Proper oral hygiene is important for mouth health; however, a new study reveals that it might also help to avoid a stroke, too.
A research team stemming from Finland’s Tampere University reviewed blood clot samples from 75 individuals who were admitted to emergency for ischemic stroke at the University’s Hospital Acute Stroke Unit.
Patients underwent thrombectomies, a procedure to take out blood clots via catheters that extend through the arteries.
When the team reviewed the samples of blood clots in this form, they discovered that 79 percent of the individuals had a DNA from a common oral bacterium. These levels of oral bacteria were far more increased in the samples of blood clots then in any other samples that doctors took from the patients.
The research is just one part of a larger Tampere University study, which has been underway for about a decade now, focusing on bacteria’s role within cardiovascular illnesses. This larger study has already revealed that blood clots containing oral bacteria have caused brain aneurysms, thromboses within arteries and leg veins, as well as heart attacks.
Atherosclerosis is a condition that is linked as one of the leading factors of a stroke, where plaques forms within the arteries’ walls making them harden over time, and narrow.
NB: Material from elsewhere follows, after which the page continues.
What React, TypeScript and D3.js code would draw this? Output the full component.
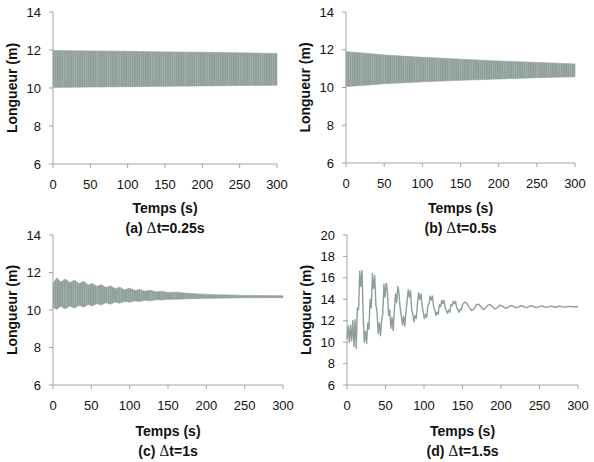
import * as d3 from "d3";

// envelope of the dense oscillation: [time (s), upper (m), lower (m)]
const envA: [number, number, number][] = [
  [0, 11.97, 10.03], [50, 11.95, 10.05], [100, 11.93, 10.07], [150, 11.9, 10.09],
  [200, 11.88, 10.11], [250, 11.85, 10.13], [300, 11.82, 10.15],
];
const envB: [number, number, number][] = [
  [0, 11.9, 10.05], [25, 11.82, 10.12], [50, 11.72, 10.2], [100, 11.6, 10.3],
  [150, 11.5, 10.38], [200, 11.4, 10.45], [250, 11.33, 10.52], [300, 11.25, 10.57],
];
const envC: [number, number, number][] = [
  [0, 11.4, 10.12], [5, 11.72, 10.03], [10, 11.5, 10.2], [16, 11.65, 10.06],
  [22, 11.45, 10.22], [28, 11.6, 10.1], [34, 11.4, 10.25], [40, 11.53, 10.15],
  [46, 11.33, 10.3], [51, 11.42, 10.22], [57, 11.27, 10.34], [63, 11.35, 10.27],
  [69, 11.2, 10.39], [75, 11.28, 10.31], [81, 11.14, 10.43], [87, 11.22, 10.36],
  [93, 11.08, 10.46], [100, 11.16, 10.41], [107, 11.04, 10.49], [113, 11.1, 10.45],
  [120, 11.0, 10.52], [127, 11.05, 10.49], [135, 10.96, 10.55], [142, 11.0, 10.53],
  [150, 10.93, 10.57], [160, 10.95, 10.57], [175, 10.89, 10.6], [190, 10.86, 10.62],
  [210, 10.82, 10.63], [230, 10.8, 10.64], [250, 10.78, 10.65], [275, 10.77, 10.66],
  [300, 10.76, 10.66],
];

// Δt = 1.5 s run: [time (s), length (m)]
const seriesD: [number, number][] = [
  [0, 10.3], [1.5, 11.5], [3, 10.0], [4.5, 11.6], [6, 10.1], [7.5, 12.0], [9, 9.6],
  [10.5, 12.1], [12, 9.4], [13.5, 13.2], [15, 13.0], [16.5, 16.6], [18, 15.2],
  [19.5, 16.7], [21, 12.5], [22.5, 10.0], [24, 11.0], [25.5, 9.9], [27, 11.8],
  [28.5, 11.2], [30, 14.0], [31.5, 13.2], [33, 16.4], [34.5, 15.0], [36, 16.2],
  [37.5, 13.5], [39, 12.8], [40.5, 10.8], [42, 11.8], [43.5, 10.6], [45, 12.0],
  [46.5, 12.7], [48, 15.4], [49.5, 14.2], [51, 15.5], [52.5, 14.8], [54, 12.5],
  [55.5, 13.0], [57, 11.3], [58.5, 12.3], [60, 11.1], [61.5, 13.0], [63, 14.5],
  [64.5, 13.7], [66, 15.2], [67.5, 14.6], [69, 13.2], [70.5, 12.5], [72, 11.6],
  [73.5, 12.4], [75, 11.5], [76.5, 12.8], [78, 13.8], [79.5, 14.9], [81, 14.2],
  [82.5, 14.8], [84, 13.0], [85.5, 12.6], [87, 11.9], [88.5, 12.5], [90, 12.2],
  [91.5, 13.6], [93, 14.6], [94.5, 14.0], [96, 14.5], [97.5, 13.4], [99, 12.8],
  [100.5, 12.2], [102, 12.6], [103.5, 12.3], [105, 13.4], [106.5, 13.6], [108, 14.3],
  [109.5, 13.9], [111, 14.3], [112.5, 13.3], [114, 13.0], [115.5, 12.5], [117, 12.8],
  [118.5, 12.6], [120, 13.5], [121.5, 13.3], [123, 13.9], [124.5, 13.6], [126, 13.9],
  [127.5, 13.2], [129, 12.9], [130.5, 12.7], [132, 13.0], [133.5, 12.8], [135, 13.5],
  [136.5, 13.4], [138, 13.8], [139.5, 13.6], [141, 13.8], [142.5, 13.2], [144, 13.0],
  [145.5, 12.8], [147, 13.1], [148.5, 13.0], [150, 13.5], [153, 13.75], [156, 13.6],
  [159, 13.2], [162, 12.95], [165, 13.1], [168, 13.5], [171, 13.55], [174, 13.3],
  [177, 13.05], [180, 13.2], [183, 13.45], [186, 13.5], [189, 13.3], [192, 13.1],
  [195, 13.2], [198, 13.45], [201, 13.4], [204, 13.25], [207, 13.15], [210, 13.3],
  [213, 13.42], [216, 13.35], [219, 13.2], [222, 13.25], [225, 13.4], [228, 13.38],
  [231, 13.25], [234, 13.22], [237, 13.35], [240, 13.4], [243, 13.3], [246, 13.22],
  [249, 13.3], [252, 13.38], [255, 13.33], [258, 13.25], [261, 13.28], [264, 13.36],
  [267, 13.33], [270, 13.26], [273, 13.3], [276, 13.35], [279, 13.32], [282, 13.27],
  [285, 13.3], [288, 13.34], [291, 13.31], [294, 13.28], [297, 13.31], [300, 13.3],
];

const xTicks = [0, 50, 100, 150, 200, 250, 300];
const yTicksSmall = [6, 8, 10, 12, 14];
const yTicksLarge = [6, 8, 10, 12, 14, 16, 18, 20];
const captions = ["(a) ", "(b) ", "(c) ", "(d) "];
const steps = ["t=0.25s", "t=0.5s", "t=1s", "t=1.5s"];

const FONT = "'Liberation Sans', Arial, sans-serif";
const LINE = "#8e9e99";
const AXIS = "#a3a3a3";

interface PanelProps {
  idx: number;
  x0: number;
  x1: number;
  yTop: number;
  yBot: number;
  yMax: number;
  yTicks: number[];
  env?: [number, number, number][];
  series?: [number, number][];
  labelY: number;
}

function Panel({ idx, x0, x1, yTop, yBot, yMax, yTicks, env, series, labelY }: PanelProps) {
  const x = d3.scaleLinear().domain([0, 300]).range([x0, x1]);
  const y = d3.scaleLinear().domain([6, yMax]).range([yBot, yTop]);
  const cx = (x0 + x1) / 2;

  const band = env
    ? d3
        .area<[number, number, number]>()
        .x((d) => x(d[0]))
        .y0((d) => y(d[2]))
        .y1((d) => y(d[1]))(env)
    : null;
  const line = series
    ? d3
        .line<[number, number]>()
        .x((d) => x(d[0]))
        .y((d) => y(d[1]))(series)
    : null;

  return (
    <g fontFamily={FONT}>
      {band && <path d={band} fill="url(#stripes)" stroke={LINE} strokeWidth={0.6} />}
      {line && <path d={line} fill="none" stroke={LINE} strokeWidth={1.4} strokeLinejoin="round" />}

      <line x1={x0} x2={x0} y1={yTop} y2={yBot} stroke={AXIS} />
      <line x1={x0} x2={x1} y1={yBot} y2={yBot} stroke={AXIS} />
      {yTicks.map((t) => (
        <g key={t}>
          <line x1={x0 - 4} x2={x0} y1={y(t)} y2={y(t)} stroke={AXIS} />
          <text x={x0 - 12} y={y(t)} textAnchor="end" dominantBaseline="central" fontSize={13} fill="#111">
            {t}
          </text>
        </g>
      ))}
      {xTicks.map((t) => (
        <g key={t}>
          <line x1={x(t)} x2={x(t)} y1={yBot} y2={yBot + 4} stroke={AXIS} />
          <text x={x(t)} y={yBot + 25} textAnchor="middle" fontSize={13} fill="#111">
            {t}
          </text>
        </g>
      ))}

      <text
        transform={`translate(${x0 - 41},${(yTop + yBot) / 2}) rotate(-90)`}
        textAnchor="middle"
        dominantBaseline="central"
        fontSize={14}
        fontWeight="bold"
        fill="#111"
      >
        Longueur (m)
      </text>
      <text x={cx} y={labelY} textAnchor="middle" fontSize={14} fontWeight="bold" fill="#111">
        Temps (s)
      </text>
      <text x={cx} y={labelY + 20} textAnchor="middle" fontSize={14} fontWeight="bold" fill="#111">
        {captions[idx]}
        <tspan fontWeight="normal" fontFamily="'DejaVu Serif', serif">Δ</tspan>
        {steps[idx]}
      </text>
    </g>
  );
}

export default function App() {
  return (
    <svg
      width={594}
      height={462}
      style={{ position: "absolute", left: 0, top: 0, background: "#fff" }}
    >
      <defs>
        <pattern id="stripes" width={2.2} height={4} patternUnits="userSpaceOnUse">
          <rect width={2.2} height={4} fill="#a5b2ae" />
          <rect width={1.5} height={4} fill={LINE} />
        </pattern>
      </defs>
      <Panel idx={0} x0={53} x1={277} yTop={12} yBot={164} yMax={14} yTicks={yTicksSmall} env={envA} labelY={213} />
      <Panel idx={1} x0={346} x1={575} yTop={12} yBot={163} yMax={14} yTicks={yTicksSmall} env={envB} labelY={213} />
      <Panel idx={2} x0={53} x1={283} yTop={235} yBot={385} yMax={14} yTicks={yTicksSmall} env={envC} labelY={436} />
      <Panel idx={3} x0={347} x1={578} yTop={235} yBot={385} yMax={20} yTicks={yTicksLarge} series={seriesD} labelY={436} />
    </svg>
  );
}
These plaques are deposits of fat, cellular wastes, cholesterol, as well as other materials.
Having said that, these plaques can lose pieces and fall into the bloodstream, or attract clots. If this can affect an artery sending blood to a person’s brain, and ischemic stroke can be trigger.
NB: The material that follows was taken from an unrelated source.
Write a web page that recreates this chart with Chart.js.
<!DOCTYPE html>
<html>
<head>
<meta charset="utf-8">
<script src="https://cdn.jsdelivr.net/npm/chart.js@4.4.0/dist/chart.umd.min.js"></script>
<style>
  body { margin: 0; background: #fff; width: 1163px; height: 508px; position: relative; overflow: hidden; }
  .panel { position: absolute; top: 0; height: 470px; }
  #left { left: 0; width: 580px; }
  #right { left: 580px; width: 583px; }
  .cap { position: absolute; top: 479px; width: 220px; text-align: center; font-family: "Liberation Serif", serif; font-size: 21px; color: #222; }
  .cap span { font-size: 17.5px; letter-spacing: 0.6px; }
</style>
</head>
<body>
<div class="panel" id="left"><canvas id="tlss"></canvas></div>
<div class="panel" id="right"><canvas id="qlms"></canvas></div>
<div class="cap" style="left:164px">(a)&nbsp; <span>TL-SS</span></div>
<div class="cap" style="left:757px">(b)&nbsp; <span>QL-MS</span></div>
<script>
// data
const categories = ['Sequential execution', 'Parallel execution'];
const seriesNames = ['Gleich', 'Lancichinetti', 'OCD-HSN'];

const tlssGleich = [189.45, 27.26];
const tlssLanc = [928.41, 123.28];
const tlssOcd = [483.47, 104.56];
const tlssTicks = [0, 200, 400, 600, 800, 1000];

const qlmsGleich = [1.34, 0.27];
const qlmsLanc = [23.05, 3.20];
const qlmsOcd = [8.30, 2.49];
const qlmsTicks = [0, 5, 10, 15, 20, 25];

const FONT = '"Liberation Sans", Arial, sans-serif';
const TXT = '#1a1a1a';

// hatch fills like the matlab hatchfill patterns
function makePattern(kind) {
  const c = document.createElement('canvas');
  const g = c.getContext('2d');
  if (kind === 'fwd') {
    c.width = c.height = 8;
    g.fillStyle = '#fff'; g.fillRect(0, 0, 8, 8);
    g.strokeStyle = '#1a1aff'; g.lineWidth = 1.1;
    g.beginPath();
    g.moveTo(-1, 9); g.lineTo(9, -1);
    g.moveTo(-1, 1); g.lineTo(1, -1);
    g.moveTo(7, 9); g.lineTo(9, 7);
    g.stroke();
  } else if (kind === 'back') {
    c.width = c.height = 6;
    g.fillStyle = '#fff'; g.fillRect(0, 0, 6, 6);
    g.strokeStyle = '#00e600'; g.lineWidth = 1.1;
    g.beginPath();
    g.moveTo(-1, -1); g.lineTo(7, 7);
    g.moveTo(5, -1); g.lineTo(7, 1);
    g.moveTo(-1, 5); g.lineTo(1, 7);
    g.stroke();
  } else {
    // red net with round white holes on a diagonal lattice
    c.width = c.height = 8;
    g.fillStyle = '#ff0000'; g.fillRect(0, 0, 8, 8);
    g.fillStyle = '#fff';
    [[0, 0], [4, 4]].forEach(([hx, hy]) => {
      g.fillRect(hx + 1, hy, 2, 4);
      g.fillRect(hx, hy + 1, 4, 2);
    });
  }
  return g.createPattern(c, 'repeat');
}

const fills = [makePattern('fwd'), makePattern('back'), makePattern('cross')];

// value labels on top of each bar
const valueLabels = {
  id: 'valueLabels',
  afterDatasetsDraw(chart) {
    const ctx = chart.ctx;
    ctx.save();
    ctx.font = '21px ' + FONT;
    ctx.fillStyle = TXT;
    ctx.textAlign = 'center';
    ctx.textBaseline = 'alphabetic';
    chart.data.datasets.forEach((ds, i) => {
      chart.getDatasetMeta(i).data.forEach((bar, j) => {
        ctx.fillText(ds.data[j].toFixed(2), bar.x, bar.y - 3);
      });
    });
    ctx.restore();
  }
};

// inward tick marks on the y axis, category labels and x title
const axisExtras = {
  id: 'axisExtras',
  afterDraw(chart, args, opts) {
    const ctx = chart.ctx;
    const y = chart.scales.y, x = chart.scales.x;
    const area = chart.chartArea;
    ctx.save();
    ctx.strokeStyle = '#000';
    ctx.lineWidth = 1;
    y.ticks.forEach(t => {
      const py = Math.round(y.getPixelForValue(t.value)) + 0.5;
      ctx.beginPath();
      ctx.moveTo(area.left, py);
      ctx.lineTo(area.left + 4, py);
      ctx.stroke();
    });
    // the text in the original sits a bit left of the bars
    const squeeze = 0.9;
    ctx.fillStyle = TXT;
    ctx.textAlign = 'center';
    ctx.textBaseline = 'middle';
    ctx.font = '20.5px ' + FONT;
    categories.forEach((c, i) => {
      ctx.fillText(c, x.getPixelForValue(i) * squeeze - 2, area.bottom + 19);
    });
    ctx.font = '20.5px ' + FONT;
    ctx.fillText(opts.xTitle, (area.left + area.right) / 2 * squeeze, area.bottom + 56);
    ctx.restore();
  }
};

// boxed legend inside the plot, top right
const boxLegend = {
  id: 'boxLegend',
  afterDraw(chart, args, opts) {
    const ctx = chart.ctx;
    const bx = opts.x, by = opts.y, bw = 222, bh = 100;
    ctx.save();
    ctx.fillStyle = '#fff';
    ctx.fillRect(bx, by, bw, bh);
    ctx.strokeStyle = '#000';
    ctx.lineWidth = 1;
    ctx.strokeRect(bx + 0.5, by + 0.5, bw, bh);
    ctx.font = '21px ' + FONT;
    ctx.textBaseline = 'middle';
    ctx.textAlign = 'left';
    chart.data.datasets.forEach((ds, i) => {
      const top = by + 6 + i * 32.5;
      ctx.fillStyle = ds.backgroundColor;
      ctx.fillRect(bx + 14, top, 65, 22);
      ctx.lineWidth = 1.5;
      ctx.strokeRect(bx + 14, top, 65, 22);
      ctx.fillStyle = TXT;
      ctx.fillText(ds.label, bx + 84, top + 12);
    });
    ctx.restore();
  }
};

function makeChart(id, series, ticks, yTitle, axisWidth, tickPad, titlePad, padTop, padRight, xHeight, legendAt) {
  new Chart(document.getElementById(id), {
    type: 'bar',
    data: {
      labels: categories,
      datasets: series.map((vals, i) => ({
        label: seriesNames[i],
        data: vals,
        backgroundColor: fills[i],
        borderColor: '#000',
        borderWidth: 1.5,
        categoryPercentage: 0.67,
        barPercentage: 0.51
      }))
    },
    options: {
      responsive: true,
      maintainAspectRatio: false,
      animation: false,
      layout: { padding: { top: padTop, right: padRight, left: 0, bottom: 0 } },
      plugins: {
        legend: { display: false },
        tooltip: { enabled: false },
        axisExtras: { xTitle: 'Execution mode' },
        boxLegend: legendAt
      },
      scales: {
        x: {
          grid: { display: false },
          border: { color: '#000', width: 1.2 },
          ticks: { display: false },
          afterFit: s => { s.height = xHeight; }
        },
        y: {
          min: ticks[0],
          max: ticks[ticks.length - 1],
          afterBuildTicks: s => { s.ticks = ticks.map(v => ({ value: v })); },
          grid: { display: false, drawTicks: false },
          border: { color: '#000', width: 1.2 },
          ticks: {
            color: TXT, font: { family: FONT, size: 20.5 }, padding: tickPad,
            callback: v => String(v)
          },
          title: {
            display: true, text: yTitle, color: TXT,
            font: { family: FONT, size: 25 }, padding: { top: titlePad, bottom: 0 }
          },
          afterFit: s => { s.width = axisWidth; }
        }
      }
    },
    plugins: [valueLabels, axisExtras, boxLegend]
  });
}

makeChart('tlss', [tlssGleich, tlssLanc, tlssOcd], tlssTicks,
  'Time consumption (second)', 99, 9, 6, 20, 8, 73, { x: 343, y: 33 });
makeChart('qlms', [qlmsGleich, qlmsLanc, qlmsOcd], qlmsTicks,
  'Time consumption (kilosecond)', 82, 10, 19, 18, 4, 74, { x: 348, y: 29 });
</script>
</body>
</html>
When talking about implication around these results, Medical News Today revealed that the team did note that the mouth’s streptococci bacteria can result in a serious infection when entering circulation, like heart valves.
There is also proof that bacteria can trigger blood platelets directly as well. Could this be something that increases the risk around stroke as well?
Regardless, when it comes to the findings at hand, the study team did state that while the results do offer insight that oral bacteria are involved, it seems unclear if their roles is as a simple bystander, or that they do in fact help to cause strokes.
In the meantime, the team suggest proper dental care practices to help with the prevention of acute ischemic strokes.